Exercise:
Reproduce each line exactly. Skip none.

Supplied information:
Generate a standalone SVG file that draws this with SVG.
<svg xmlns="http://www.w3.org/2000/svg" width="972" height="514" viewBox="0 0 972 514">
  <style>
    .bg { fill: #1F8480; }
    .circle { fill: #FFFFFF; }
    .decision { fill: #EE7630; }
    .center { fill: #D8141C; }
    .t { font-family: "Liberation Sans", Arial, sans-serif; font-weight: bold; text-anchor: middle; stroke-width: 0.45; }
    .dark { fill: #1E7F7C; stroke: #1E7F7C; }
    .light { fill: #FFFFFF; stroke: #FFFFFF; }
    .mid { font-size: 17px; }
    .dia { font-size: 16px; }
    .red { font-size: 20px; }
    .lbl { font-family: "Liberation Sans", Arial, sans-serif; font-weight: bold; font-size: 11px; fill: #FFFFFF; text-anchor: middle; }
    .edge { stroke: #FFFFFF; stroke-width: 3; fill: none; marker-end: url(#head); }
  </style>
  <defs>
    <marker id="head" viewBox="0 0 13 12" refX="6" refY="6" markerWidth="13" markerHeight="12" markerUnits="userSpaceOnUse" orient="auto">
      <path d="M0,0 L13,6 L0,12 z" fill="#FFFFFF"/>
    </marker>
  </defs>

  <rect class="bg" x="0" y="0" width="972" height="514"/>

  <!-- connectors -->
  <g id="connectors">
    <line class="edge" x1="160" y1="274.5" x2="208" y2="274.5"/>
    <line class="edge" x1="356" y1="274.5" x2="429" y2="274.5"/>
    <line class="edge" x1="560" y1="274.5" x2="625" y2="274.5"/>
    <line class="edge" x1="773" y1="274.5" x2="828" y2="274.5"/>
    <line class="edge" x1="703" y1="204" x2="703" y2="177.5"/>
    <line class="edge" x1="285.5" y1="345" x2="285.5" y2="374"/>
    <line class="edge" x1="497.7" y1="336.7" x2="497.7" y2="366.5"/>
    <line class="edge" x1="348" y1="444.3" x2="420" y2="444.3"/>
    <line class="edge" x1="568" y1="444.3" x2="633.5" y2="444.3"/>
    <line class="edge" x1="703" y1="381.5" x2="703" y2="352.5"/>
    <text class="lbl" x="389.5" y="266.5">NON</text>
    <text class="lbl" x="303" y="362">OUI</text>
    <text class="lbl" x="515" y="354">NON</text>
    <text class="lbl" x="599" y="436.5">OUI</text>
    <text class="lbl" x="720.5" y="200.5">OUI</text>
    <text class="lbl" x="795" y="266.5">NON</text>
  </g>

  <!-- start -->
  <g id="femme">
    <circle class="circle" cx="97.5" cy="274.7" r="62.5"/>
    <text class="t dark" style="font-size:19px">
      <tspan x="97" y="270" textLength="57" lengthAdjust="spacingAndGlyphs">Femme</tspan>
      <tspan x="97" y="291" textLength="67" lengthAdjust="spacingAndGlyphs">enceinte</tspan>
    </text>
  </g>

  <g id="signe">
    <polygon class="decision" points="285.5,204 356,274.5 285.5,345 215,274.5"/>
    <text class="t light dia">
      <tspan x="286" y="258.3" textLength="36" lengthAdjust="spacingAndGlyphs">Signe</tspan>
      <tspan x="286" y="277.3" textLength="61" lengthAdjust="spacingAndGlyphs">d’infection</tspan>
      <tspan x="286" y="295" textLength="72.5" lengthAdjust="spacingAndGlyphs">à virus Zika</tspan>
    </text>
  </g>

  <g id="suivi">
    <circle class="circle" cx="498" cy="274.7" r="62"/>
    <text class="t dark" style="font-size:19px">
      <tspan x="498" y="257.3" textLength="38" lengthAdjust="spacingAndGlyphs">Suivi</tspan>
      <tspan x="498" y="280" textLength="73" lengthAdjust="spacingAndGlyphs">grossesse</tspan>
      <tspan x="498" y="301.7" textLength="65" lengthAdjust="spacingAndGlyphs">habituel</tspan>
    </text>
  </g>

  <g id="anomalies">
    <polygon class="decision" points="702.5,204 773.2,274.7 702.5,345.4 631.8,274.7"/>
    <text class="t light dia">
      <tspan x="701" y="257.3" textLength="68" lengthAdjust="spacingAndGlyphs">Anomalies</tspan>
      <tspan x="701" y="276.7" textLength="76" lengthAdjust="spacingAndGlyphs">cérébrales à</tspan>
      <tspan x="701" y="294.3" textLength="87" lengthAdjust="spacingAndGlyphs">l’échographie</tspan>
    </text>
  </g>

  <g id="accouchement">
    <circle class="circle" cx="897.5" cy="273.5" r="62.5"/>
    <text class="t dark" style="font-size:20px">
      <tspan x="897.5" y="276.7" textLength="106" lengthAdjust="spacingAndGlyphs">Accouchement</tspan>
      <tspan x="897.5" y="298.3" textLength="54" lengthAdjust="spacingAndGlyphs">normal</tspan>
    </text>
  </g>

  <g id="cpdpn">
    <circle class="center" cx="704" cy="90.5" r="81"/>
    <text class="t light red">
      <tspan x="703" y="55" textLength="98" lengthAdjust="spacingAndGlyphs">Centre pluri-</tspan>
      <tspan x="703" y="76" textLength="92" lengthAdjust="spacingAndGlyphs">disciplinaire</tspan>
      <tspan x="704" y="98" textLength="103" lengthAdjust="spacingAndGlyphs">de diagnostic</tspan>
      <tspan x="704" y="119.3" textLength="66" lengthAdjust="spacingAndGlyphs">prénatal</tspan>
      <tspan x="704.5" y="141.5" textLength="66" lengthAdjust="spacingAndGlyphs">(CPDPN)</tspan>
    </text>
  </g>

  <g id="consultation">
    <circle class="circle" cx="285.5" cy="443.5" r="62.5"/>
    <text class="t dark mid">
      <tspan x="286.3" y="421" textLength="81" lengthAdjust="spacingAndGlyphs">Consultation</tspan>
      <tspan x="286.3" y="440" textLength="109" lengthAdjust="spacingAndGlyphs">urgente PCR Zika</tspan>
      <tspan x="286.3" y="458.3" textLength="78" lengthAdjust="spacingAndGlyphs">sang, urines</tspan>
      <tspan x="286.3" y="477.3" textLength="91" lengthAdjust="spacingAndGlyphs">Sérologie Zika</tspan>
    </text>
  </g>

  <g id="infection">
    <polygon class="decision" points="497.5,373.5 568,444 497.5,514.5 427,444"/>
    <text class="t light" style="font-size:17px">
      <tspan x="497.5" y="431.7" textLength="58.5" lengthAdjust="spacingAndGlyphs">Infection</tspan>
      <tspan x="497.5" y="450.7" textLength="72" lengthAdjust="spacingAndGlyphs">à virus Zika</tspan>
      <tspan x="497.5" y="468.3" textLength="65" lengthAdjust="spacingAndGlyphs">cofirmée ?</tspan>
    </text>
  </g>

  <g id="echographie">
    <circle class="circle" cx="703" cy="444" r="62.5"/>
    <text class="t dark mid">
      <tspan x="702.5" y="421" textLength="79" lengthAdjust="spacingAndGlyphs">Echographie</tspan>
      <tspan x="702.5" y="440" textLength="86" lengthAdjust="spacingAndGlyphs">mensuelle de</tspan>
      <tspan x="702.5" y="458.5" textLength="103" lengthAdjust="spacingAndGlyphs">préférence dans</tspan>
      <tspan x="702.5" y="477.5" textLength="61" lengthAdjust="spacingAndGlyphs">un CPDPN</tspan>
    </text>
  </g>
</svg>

Full answer:
Generate a standalone SVG file that draws this with SVG.
<svg xmlns="http://www.w3.org/2000/svg" width="972" height="514" viewBox="0 0 972 514">
  <style>
    .bg { fill: #1F8480; }
    .circle { fill: #FFFFFF; }
    .decision { fill: #EE7630; }
    .center { fill: #D8141C; }
    .t { font-family: "Liberation Sans", Arial, sans-serif; font-weight: bold; text-anchor: middle; stroke-width: 0.45; }
    .dark { fill: #1E7F7C; stroke: #1E7F7C; }
    .light { fill: #FFFFFF; stroke: #FFFFFF; }
    .mid { font-size: 17px; }
    .dia { font-size: 16px; }
    .red { font-size: 20px; }
    .lbl { font-family: "Liberation Sans", Arial, sans-serif; font-weight: bold; font-size: 11px; fill: #FFFFFF; text-anchor: middle; }
    .edge { stroke: #FFFFFF; stroke-width: 3; fill: none; marker-end: url(#head); }
  </style>
  <defs>
    <marker id="head" viewBox="0 0 13 12" refX="6" refY="6" markerWidth="13" markerHeight="12" markerUnits="userSpaceOnUse" orient="auto">
      <path d="M0,0 L13,6 L0,12 z" fill="#FFFFFF"/>
    </marker>
  </defs>

  <rect class="bg" x="0" y="0" width="972" height="514"/>

  <!-- connectors -->
  <g id="connectors">
    <line class="edge" x1="160" y1="274.5" x2="208" y2="274.5"/>
    <line class="edge" x1="356" y1="274.5" x2="429" y2="274.5"/>
    <line class="edge" x1="560" y1="274.5" x2="625" y2="274.5"/>
    <line class="edge" x1="773" y1="274.5" x2="828" y2="274.5"/>
    <line class="edge" x1="703" y1="204" x2="703" y2="177.5"/>
    <line class="edge" x1="285.5" y1="345" x2="285.5" y2="374"/>
    <line class="edge" x1="497.7" y1="336.7" x2="497.7" y2="366.5"/>
    <line class="edge" x1="348" y1="444.3" x2="420" y2="444.3"/>
    <line class="edge" x1="568" y1="444.3" x2="633.5" y2="444.3"/>
    <line class="edge" x1="703" y1="381.5" x2="703" y2="352.5"/>
    <text class="lbl" x="389.5" y="266.5">NON</text>
    <text class="lbl" x="303" y="362">OUI</text>
    <text class="lbl" x="515" y="354">NON</text>
    <text class="lbl" x="599" y="436.5">OUI</text>
    <text class="lbl" x="720.5" y="200.5">OUI</text>
    <text class="lbl" x="795" y="266.5">NON</text>
  </g>

  <!-- start -->
  <g id="femme">
    <circle class="circle" cx="97.5" cy="274.7" r="62.5"/>
    <text class="t dark" style="font-size:19px">
      <tspan x="97" y="270" textLength="57" lengthAdjust="spacingAndGlyphs">Femme</tspan>
      <tspan x="97" y="291" textLength="67" lengthAdjust="spacingAndGlyphs">enceinte</tspan>
    </text>
  </g>

  <g id="signe">
    <polygon class="decision" points="285.5,204 356,274.5 285.5,345 215,274.5"/>
    <text class="t light dia">
      <tspan x="286" y="258.3" textLength="36" lengthAdjust="spacingAndGlyphs">Signe</tspan>
      <tspan x="286" y="277.3" textLength="61" lengthAdjust="spacingAndGlyphs">d’infection</tspan>
      <tspan x="286" y="295" textLength="72.5" lengthAdjust="spacingAndGlyphs">à virus Zika</tspan>
    </text>
  </g>

  <g id="suivi">
    <circle class="circle" cx="498" cy="274.7" r="62"/>
    <text class="t dark" style="font-size:19px">
      <tspan x="498" y="257.3" textLength="38" lengthAdjust="spacingAndGlyphs">Suivi</tspan>
      <tspan x="498" y="280" textLength="73" lengthAdjust="spacingAndGlyphs">grossesse</tspan>
      <tspan x="498" y="301.7" textLength="65" lengthAdjust="spacingAndGlyphs">habituel</tspan>
    </text>
  </g>

  <g id="anomalies">
    <polygon class="decision" points="702.5,204 773.2,274.7 702.5,345.4 631.8,274.7"/>
    <text class="t light dia">
      <tspan x="701" y="257.3" textLength="68" lengthAdjust="spacingAndGlyphs">Anomalies</tspan>
      <tspan x="701" y="276.7" textLength="76" lengthAdjust="spacingAndGlyphs">cérébrales à</tspan>
      <tspan x="701" y="294.3" textLength="87" lengthAdjust="spacingAndGlyphs">l’échographie</tspan>
    </text>
  </g>

  <g id="accouchement">
    <circle class="circle" cx="897.5" cy="273.5" r="62.5"/>
    <text class="t dark" style="font-size:20px">
      <tspan x="897.5" y="276.7" textLength="106" lengthAdjust="spacingAndGlyphs">Accouchement</tspan>
      <tspan x="897.5" y="298.3" textLength="54" lengthAdjust="spacingAndGlyphs">normal</tspan>
    </text>
  </g>

  <g id="cpdpn">
    <circle class="center" cx="704" cy="90.5" r="81"/>
    <text class="t light red">
      <tspan x="703" y="55" textLength="98" lengthAdjust="spacingAndGlyphs">Centre pluri-</tspan>
      <tspan x="703" y="76" textLength="92" lengthAdjust="spacingAndGlyphs">disciplinaire</tspan>
      <tspan x="704" y="98" textLength="103" lengthAdjust="spacingAndGlyphs">de diagnostic</tspan>
      <tspan x="704" y="119.3" textLength="66" lengthAdjust="spacingAndGlyphs">prénatal</tspan>
      <tspan x="704.5" y="141.5" textLength="66" lengthAdjust="spacingAndGlyphs">(CPDPN)</tspan>
    </text>
  </g>

  <g id="consultation">
    <circle class="circle" cx="285.5" cy="443.5" r="62.5"/>
    <text class="t dark mid">
      <tspan x="286.3" y="421" textLength="81" lengthAdjust="spacingAndGlyphs">Consultation</tspan>
      <tspan x="286.3" y="440" textLength="109" lengthAdjust="spacingAndGlyphs">urgente PCR Zika</tspan>
      <tspan x="286.3" y="458.3" textLength="78" lengthAdjust="spacingAndGlyphs">sang, urines</tspan>
      <tspan x="286.3" y="477.3" textLength="91" lengthAdjust="spacingAndGlyphs">Sérologie Zika</tspan>
    </text>
  </g>

  <g id="infection">
    <polygon class="decision" points="497.5,373.5 568,444 497.5,514.5 427,444"/>
    <text class="t light" style="font-size:17px">
      <tspan x="497.5" y="431.7" textLength="58.5" lengthAdjust="spacingAndGlyphs">Infection</tspan>
      <tspan x="497.5" y="450.7" textLength="72" lengthAdjust="spacingAndGlyphs">à virus Zika</tspan>
      <tspan x="497.5" y="468.3" textLength="65" lengthAdjust="spacingAndGlyphs">cofirmée ?</tspan>
    </text>
  </g>

  <g id="echographie">
    <circle class="circle" cx="703" cy="444" r="62.5"/>
    <text class="t dark mid">
      <tspan x="702.5" y="421" textLength="79" lengthAdjust="spacingAndGlyphs">Echographie</tspan>
      <tspan x="702.5" y="440" textLength="86" lengthAdjust="spacingAndGlyphs">mensuelle de</tspan>
      <tspan x="702.5" y="458.5" textLength="103" lengthAdjust="spacingAndGlyphs">préférence dans</tspan>
      <tspan x="702.5" y="477.5" textLength="61" lengthAdjust="spacingAndGlyphs">un CPDPN</tspan>
    </text>
  </g>
</svg>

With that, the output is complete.